Add the pinion to the drawing. Draw a line between the arms axle mounts and add a line for the pinion angle off of this line (two lines representing the pinion and it's restraints in the axle mounts, side view.) With a SYE and DCCV joint shaft you want to try to keep the pinion pointed at the tcase.
Cycle the suspension and watch the pinion angle change. I find it easier to draw this on the shop floor, full size, and cut cardboard to model the axle mounts and pinion. I then draw the arms, and axle, at full compression and extension.
With a level upper arm (looking at the drawing) and a steep lower arm the pinion nose will roll down as the system compresses, the opposite of what you want for u-joint life (OK with limited compression).

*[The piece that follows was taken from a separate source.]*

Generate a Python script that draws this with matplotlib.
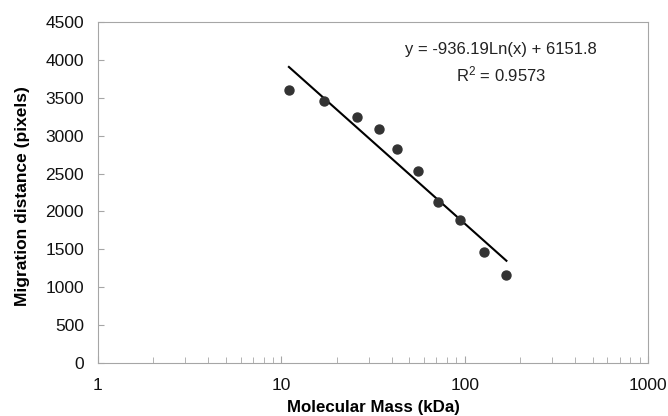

The pinion angle on extension is the beneficial direction, and you want to keep this attribute. The arms need to be closer to parallel, but not true parallel, even if this reduces the beneficial pinion angle gain on extension (it can be fixed by changing the length the lower arm).
With the arms more parallel, and the IC lowered, you can alter the pinion angle gain by changing the lengths of the arms. Longer upper arms, more equal length compared to the lowers, and you reduce the angle gain change. Shorter lowers do the same (something you will likely need to do to raise the axle end mounts). Moving the axle mounts forward or backward, as the arms length changes with fixed frame ends, will locate the pinion in the middle or end of where the angle gain becomes a problem.
Summary?
Raise the axle mounts on the lower arms (to lower the AS and IC).
Raise the frame end of the lower arm mounts to the extent allowable, without moving the IC too far rearward (you do not want parallel arms, nor do you want arms that locate the IC far behind the front axle centerline, not behind the CG like a lifted leaf sprung XJ).
Narrow the frame end of the lower arms(to reduce the roll axis rake change through the travel range).
Change the length difference between the upper and lower arms to achieve the best trade off between what fits, and pinion angle gain through the travel range. Move the axle end mounts (probably only the upper) forward or back to keep the angle gain beneficial.
I hope it helps (I now need to pick up an adult beverage to drink when I get home).